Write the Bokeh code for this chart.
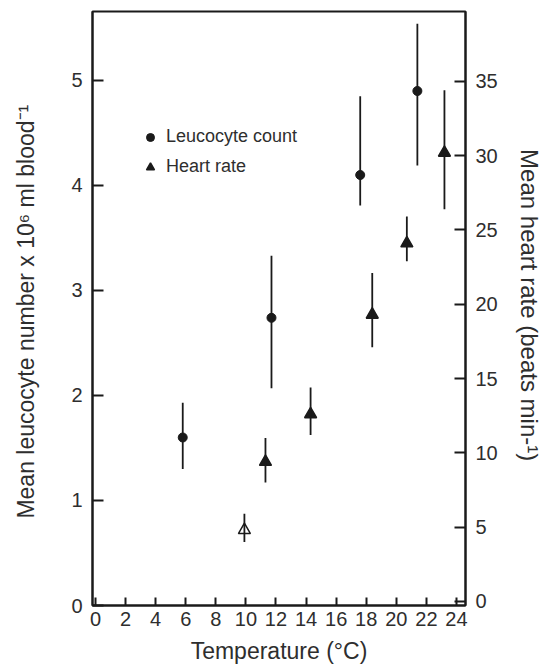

...

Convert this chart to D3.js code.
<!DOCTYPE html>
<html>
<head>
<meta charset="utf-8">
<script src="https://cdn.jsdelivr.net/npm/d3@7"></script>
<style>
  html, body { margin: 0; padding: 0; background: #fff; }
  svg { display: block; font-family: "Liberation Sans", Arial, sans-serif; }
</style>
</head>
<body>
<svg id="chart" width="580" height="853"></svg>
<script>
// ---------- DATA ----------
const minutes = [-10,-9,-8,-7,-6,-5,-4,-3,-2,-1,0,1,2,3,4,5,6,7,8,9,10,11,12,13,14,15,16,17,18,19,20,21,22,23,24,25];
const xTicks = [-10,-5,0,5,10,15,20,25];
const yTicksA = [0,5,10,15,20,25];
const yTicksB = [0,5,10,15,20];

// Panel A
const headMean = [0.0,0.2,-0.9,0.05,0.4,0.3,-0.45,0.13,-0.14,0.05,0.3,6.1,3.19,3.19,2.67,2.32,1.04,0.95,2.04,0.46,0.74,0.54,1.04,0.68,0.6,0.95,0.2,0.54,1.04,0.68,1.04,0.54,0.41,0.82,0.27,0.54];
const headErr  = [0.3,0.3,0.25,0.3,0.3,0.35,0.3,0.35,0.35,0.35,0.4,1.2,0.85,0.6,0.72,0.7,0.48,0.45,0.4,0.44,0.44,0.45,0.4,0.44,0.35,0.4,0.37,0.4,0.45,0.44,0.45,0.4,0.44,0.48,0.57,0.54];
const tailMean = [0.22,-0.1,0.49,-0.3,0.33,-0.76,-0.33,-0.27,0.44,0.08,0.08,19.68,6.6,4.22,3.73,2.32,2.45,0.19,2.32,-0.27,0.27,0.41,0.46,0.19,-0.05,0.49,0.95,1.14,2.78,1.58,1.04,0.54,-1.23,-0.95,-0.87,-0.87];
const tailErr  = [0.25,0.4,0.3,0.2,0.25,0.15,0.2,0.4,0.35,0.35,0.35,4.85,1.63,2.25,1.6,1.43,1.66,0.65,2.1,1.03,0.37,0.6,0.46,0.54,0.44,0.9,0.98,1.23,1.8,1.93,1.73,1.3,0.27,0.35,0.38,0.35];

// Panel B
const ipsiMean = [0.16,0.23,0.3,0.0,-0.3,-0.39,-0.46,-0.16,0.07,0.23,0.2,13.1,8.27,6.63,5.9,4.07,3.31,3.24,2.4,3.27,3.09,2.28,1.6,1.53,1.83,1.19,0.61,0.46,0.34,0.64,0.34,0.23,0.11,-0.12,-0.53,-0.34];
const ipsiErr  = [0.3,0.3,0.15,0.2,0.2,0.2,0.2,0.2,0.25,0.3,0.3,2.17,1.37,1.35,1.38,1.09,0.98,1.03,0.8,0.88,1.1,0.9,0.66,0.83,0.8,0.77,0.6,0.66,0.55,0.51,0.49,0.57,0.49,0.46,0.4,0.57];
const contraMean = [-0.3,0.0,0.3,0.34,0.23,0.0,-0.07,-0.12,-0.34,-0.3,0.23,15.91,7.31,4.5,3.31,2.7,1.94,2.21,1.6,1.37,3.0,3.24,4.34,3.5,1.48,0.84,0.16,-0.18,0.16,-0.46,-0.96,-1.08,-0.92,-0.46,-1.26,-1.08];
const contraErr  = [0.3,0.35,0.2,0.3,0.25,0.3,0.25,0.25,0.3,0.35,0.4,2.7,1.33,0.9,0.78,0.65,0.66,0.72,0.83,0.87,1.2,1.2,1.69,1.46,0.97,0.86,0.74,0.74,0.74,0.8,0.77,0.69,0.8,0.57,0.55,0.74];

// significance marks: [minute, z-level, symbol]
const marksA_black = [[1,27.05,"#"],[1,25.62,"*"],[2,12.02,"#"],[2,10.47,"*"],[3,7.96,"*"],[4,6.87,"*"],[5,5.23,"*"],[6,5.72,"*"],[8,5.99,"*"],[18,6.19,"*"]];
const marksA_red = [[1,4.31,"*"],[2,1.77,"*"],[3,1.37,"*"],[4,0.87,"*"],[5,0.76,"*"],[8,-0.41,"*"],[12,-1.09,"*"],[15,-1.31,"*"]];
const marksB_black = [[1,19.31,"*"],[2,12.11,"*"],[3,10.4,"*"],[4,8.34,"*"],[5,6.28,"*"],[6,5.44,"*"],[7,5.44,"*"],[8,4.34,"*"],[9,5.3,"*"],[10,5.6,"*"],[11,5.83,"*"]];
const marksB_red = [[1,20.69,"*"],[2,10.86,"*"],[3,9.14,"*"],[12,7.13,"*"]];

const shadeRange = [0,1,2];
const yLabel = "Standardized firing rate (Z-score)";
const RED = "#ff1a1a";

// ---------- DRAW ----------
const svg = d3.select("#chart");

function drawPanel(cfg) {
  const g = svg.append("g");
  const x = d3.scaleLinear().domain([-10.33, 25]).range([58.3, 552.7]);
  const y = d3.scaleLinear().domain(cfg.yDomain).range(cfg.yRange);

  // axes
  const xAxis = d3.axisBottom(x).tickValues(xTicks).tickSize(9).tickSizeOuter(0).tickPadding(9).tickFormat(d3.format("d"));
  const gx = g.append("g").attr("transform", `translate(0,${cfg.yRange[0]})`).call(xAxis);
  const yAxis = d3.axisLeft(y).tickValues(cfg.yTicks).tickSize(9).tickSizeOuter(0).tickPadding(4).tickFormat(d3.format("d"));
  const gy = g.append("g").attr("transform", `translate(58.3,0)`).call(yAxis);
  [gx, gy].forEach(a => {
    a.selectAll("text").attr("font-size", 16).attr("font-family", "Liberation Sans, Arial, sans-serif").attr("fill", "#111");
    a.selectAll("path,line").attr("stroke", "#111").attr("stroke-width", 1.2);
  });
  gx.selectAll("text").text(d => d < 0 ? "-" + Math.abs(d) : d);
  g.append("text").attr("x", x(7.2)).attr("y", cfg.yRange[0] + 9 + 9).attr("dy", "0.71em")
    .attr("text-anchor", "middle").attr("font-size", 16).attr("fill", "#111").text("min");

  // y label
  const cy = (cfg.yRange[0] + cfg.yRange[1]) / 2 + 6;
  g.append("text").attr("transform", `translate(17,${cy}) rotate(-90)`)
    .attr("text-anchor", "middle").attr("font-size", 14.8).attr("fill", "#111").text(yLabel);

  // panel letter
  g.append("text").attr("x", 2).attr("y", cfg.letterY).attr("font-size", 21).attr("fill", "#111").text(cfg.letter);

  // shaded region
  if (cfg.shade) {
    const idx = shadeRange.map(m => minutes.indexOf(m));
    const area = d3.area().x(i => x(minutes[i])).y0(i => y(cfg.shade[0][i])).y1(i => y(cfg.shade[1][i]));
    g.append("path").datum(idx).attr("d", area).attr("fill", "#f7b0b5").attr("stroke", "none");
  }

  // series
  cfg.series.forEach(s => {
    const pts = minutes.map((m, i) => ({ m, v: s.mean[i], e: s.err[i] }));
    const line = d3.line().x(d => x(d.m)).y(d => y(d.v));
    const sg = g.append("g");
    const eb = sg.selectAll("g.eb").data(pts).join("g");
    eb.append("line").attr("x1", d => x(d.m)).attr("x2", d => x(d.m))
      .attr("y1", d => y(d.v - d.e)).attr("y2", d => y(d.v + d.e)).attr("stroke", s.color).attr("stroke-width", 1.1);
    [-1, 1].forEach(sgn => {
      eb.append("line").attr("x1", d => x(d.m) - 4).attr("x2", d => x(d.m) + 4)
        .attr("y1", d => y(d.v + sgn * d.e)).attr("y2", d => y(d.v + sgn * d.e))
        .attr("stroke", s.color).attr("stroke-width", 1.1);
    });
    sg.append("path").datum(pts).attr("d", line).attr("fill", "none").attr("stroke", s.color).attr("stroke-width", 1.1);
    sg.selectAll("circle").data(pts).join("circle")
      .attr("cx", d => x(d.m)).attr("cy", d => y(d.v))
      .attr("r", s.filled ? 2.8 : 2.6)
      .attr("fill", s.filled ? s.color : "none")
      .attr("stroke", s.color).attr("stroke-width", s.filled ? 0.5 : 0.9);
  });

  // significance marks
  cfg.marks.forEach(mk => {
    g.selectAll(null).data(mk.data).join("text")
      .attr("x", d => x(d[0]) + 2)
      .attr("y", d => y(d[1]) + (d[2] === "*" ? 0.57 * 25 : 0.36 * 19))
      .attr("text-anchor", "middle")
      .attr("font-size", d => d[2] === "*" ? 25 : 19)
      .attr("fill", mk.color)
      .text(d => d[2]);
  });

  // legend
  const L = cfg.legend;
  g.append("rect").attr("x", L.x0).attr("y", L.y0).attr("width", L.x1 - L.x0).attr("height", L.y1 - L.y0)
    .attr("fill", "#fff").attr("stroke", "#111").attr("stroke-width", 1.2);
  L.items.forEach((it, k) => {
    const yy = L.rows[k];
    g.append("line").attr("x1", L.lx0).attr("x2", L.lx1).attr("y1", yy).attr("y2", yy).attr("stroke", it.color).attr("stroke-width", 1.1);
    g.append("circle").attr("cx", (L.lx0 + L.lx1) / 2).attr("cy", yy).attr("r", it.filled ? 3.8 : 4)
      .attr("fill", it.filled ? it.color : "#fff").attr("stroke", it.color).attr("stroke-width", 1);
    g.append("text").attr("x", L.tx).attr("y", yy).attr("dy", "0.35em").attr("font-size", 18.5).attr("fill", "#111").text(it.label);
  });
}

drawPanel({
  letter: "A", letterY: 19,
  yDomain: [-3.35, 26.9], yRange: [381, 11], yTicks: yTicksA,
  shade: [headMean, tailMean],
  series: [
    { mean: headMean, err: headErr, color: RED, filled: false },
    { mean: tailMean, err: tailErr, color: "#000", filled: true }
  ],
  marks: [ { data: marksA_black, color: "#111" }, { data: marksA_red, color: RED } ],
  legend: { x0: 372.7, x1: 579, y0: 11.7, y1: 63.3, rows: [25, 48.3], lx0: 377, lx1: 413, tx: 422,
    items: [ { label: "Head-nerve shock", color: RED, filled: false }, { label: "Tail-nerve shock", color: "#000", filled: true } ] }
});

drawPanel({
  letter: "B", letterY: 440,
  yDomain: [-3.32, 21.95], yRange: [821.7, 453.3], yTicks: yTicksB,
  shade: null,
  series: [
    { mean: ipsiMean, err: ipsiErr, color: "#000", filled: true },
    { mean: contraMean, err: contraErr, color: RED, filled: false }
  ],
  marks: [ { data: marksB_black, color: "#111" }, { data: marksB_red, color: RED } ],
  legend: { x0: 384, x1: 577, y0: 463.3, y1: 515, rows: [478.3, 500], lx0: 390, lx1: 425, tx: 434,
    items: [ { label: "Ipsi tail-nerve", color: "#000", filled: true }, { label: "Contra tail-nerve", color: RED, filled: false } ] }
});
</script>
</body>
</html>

*Do this*:
Copy each line above where the string "chart" occurs.

*Expected answer*:
Write the Bokeh code for this chart.
Convert this chart to D3.js code.
<svg id="chart" width="580" height="853"></svg>
const svg = d3.select("#chart");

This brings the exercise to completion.